Greg Albo: Why don't I start with the route that is not benefiting them? Clearly, the route that is being put forward right now is that of the capitalist class and the existing states have had a complete sway in setting the agenda. The initial responses that had emerged with some strike responses, some housing occupations, have largely fallen to the side, although I'll come back to the Greek case in a second. They've had a quite wide swath to cut in setting a new agenda and they're doing this with minor reforms around regulatory structure. Particularly, what they're managing to do is paying for the financial crisis and offloading so much of the bad debt into the state sector and the state sector's emergency response in terms of expansion are now focused on what the International Monetary Fund has called for as a decade of austerity. Meaning that transfers to the poor are to be cut back. Public sector wages are being cut back in the order of 5-10 per cent. Income transfers are being cut back. Other forms of social programs are being cut back.
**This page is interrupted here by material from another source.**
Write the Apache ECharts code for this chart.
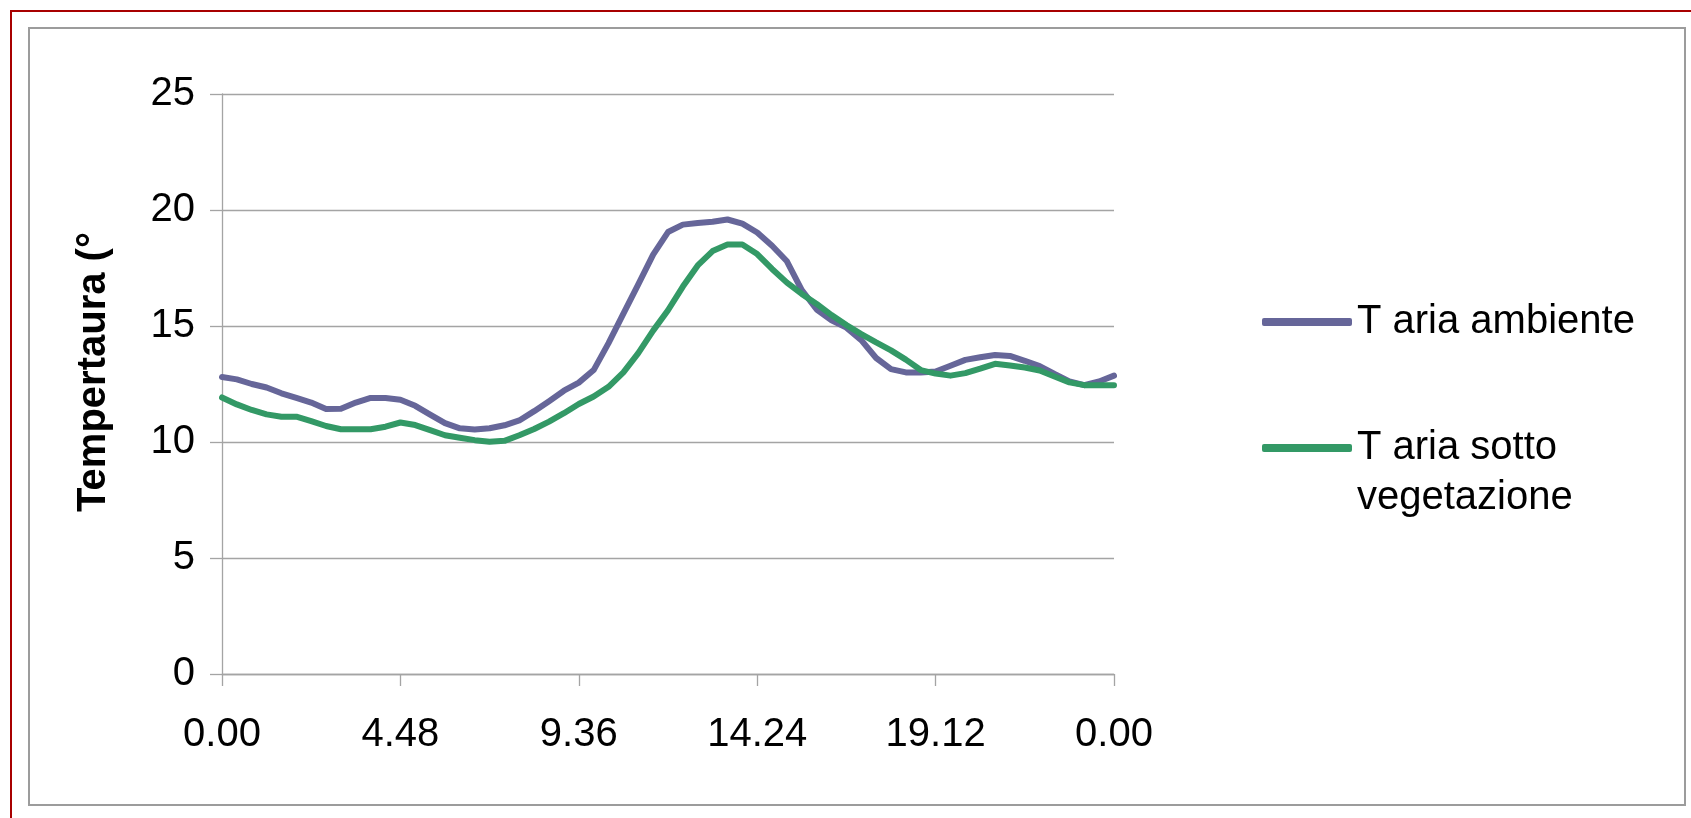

And this is being backed around the world by both conservative governments and social democratic governments. They've had complete opening to set that agenda.
There has been little response. The only response that has occurred has been in the Greek case so far, which has generated a large number of walkouts and general strikes, days of action, and in some of the other Mediterranean countries as well. But they haven't been able to push aside the move by those governments to implement these really draconian austerity packages. Right now the route out of the crisis is particularly being set by the capitalist class, in our view within the framework of neoliberalism – although neoliberalism has taken many forms, maybe we'll want to call it something different – but it was within that agenda.
It is very difficult to see any social democratic response at the moment emerging, that is, some alternative reflationary strategy that would have the tax burden shift more onto the capitalist class through various kinds of crises taxes or taxes on financial speculation of a major kind; not the small transaction taxes being discussed as basically a backstop for future financial crises.
So what you're left with is largely the question of whether you can begin engaging the union movement, the social movements, and radical political parties in a new project of organization and challenging capitalism. In an initial sense, I think that's a big question more along the lines of organizing, than per se a reform response to the crisis. It has a lot to do with new forms of attempting to organize unions and allowing much participation of workers in unions. A whole range of issues is involved there.
There are policies of reform that could be put forward now; there's all kinds of things that could be for it in the context of building such a counter movement: one could be arguing for campaign around free public transit, as a way to respond to the crisis in terms of a green alternative that would have the popular resonance among both ecologists and workers and poor people. Work time reduction should be on the agenda as another response. It would be relatively easy to begin campaigns for a crisis tax – that is, a special levy on high-income groups and on the financial sector – and so on. It's easy enough to come up with a range of programs or reforms that we could struggle for. Many of our movements are putting forward some of those across North America, particularly in the major cities where there are a lot of struggles around urban reform and the whole range of housing issues as a consequence of the crisis. The question really is building a renewed left with a much different political capacity.